Das sollte nicht verschwiegen werden: oft genug ein unbequemer Anwalt! Musikerinnen und Musiker fürchteten seinen in gediegenem Sächsisch vorgetragenen Zorn ebenso, wie Sängerinnen und Sänger schon in der Pause damit rechnen mussten, ins Zimmer des GMD gebeten zu werden. Die so Kritisierten rühmen heute fast alle und ausnahmslos die Gründlichkeit, die Genauigkeit und den Furor, der hinter allem Ärger stand. Es ging Siegfried Kurz stets um die Sache. Sauberes Handwerk prägte sein Dirigieren, detaillierteste Partiturkenntnis sein Arbeiten, lebendiges Musizieren seinen Stil. Und noch heute erinnern sich viele der wundervollen Führung durch die Hand des in den Proben so ungnädigen Dirigenten.
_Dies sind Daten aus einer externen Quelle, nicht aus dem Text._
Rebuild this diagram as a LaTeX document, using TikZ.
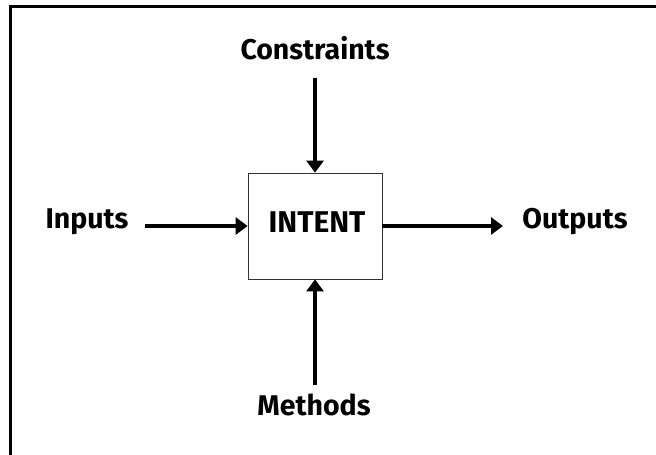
\documentclass[tikz,border=0pt]{standalone}
\usepackage{fontspec}
\setmainfont{Fira Sans}
\usetikzlibrary{arrows.meta}
\begin{document}
\begin{tikzpicture}[x=1pt,y=-1pt,
  lbl/.style={font=\bfseries\fontsize{28.5}{32}\selectfont, inner sep=0pt},
  flow/.style={line width=3.5pt, -{Triangle[width=17pt,length=12pt]}},
  frameline/.style={line width=3pt}]
  \useasboundingbox (0,0) rectangle (656,455);
  % partial frame: top and left edges
  \draw[frameline] (10,455) -- (10,6) -- (656,6);
  % central process box
  \node[draw=black!80, line width=0.8pt, minimum width=134pt, minimum height=106pt, inner sep=0pt]
    (intent) at (315,226) {};
  \node[lbl, font=\bfseries\fontsize{30}{34}\selectfont] (intenttxt) at (317,222) {INTENT};
  \node[lbl] (constraints) at (315,48) {Constraints};
  \node[lbl] (inputs) at (87,222) {Inputs};
  \node[lbl] (outputs) at (575,222) {Outputs};
  \node[lbl] (methods) at (314,405) {Methods};
  \coordinate (ctail) at (315,78);
  \coordinate (mtail) at (315,385);
  \coordinate (itail) at (145,226);
  \coordinate (ohead) at (503,226);
  \draw[flow] (ctail) -- (intent.north);
  \draw[flow] (mtail) -- (intent.south);
  \draw[flow] (itail) -- (intent.west);
  \draw[flow] (intent.east) -- (ohead);
\end{tikzpicture}
\end{document}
1979 wurde ich sein erster Hauptfachschüler im Dirigieren. Die erste Stunde verging mit den einleitenden acht Takten der Freischütz-Ouvertüre – und auch danach nahm das Arbeitstempo keineswegs deutlich zu. Tempo und Rhythmus sowie die Sauberkeit des Dirigats waren Hauptthemen beim wöchentlichen Treffen, das auch in Sachen Klarheit der Kritik keine Fragen offen ließ. An die Direktheit musste man sich gewöhnen – sie überstanden zu haben ist wahrscheinlich der größte Gewinn. Zu seinen Studierenden zählten u. a. Gerd Herklotz, Martin Hoff, Hans-Christoph Rademann, Eckehard Stier, Michael Güttler, Maja Sequiera, Annunziata de Paola und manch andere mehr.
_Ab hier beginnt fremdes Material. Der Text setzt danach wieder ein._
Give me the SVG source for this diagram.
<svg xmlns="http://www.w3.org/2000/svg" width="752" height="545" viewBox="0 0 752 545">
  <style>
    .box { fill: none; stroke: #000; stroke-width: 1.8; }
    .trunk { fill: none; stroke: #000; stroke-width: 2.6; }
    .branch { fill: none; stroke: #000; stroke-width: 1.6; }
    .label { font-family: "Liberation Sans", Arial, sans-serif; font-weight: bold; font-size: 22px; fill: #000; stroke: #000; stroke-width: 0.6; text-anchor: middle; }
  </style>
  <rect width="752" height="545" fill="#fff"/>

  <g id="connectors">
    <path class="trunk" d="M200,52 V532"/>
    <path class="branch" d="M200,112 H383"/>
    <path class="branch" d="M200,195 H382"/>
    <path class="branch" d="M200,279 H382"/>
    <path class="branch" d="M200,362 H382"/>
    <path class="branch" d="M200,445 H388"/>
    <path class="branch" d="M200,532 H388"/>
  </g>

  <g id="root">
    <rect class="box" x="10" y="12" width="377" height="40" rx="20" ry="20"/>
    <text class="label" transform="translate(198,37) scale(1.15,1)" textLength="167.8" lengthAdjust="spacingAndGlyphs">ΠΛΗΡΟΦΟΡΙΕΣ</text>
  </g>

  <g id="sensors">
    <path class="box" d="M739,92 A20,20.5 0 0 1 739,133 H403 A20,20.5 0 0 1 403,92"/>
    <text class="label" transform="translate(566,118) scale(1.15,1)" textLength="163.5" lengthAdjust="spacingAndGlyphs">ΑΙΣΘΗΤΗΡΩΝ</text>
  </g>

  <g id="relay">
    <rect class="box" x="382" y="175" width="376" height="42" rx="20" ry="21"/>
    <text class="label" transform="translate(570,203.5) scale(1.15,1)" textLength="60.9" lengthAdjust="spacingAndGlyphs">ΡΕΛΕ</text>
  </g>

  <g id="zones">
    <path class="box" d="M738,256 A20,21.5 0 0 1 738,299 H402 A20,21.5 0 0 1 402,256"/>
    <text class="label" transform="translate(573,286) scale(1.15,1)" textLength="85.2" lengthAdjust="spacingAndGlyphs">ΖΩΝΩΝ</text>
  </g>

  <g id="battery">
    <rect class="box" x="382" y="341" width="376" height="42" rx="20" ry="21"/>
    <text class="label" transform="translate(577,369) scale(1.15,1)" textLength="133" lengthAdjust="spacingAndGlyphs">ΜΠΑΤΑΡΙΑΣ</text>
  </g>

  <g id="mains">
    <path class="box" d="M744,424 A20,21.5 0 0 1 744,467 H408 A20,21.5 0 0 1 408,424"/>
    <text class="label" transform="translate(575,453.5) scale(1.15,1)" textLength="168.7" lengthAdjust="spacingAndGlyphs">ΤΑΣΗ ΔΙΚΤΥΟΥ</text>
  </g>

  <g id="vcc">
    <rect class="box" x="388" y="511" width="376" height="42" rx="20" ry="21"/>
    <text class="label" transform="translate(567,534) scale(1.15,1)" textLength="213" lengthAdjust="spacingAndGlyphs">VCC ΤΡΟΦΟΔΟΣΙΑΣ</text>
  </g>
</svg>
Wegen der umfangreichen Dirigenten- und Lehrtätigkeit verstummte der Komponist Siegfried Kurz in den späteren Lebensjahren zunehmend. Sein mit Schwung hingeworfenes Trompetenkonzert gehörte mit jazzigen Anklängen seinerzeit sogar zum Schulstoff des DDR-Musikunterrichts: ein noch heute interessantes Dokument lebendigen, modernen Komponierens aus den Fünfziger Jahren. Bedeutende Stücke kamen später hinzu: das Hornkonzert für Peter Damm, zwei Sinfonien, ein Klavierkonzert, Kammermusik und sogar ein Musical: »Jeff und Andy« wurde 1971 in der Staatsoperette Dresden uraufgeführt, ein unterhaltsames Stück Musik, das Horst Ludwig inszenierte und in dem Reinhold Stövesand eine Hauptrolle sang und spielte. Die Elbland Philharmonie Sachsen hat es 2018 in einem Unterhaltungskonzert in Ausschnitten nochmals zum Leben erweckt. Eines der bedeutendsten und gleichzeitig letzten Werke war »Aufenthalt auf Erden«, Reflexionen für Orchester nach Pablo Neruda op. 38. Kurz hatte Mühe, die Wege der zeitgenössischen Musik mitzugehen. So sehr er Paul Dessau verehrte und ebenso perfekt wie wunderbar dirigierte, so sehr hatte er Mühe, avantgardistischere Konzepte in sein musikalisches Denken zu integrieren.
In den letzten Jahren war es still geworden um den Maestro, der in jüngeren Jahren ein talentierter Bergsteiger war und so manchen schwierigen Gipfel der von ihm geliebten Sächsischen Schweiz bestiegen hat. Mit seiner vor zwei Jahren verstorbenen Frau – ehemals Harfenistin an den Landesbühnen Sachsen – lebte er in Radebeul. Er hinterlässt Tochter und Enkelin, eine unübersehbare Menge dankbarer Schülerinnen und Schüler sowie respektvoll von seiner Kompetenz schwärmende Orchester!
Wir werden sein Andenken in Ehren halten!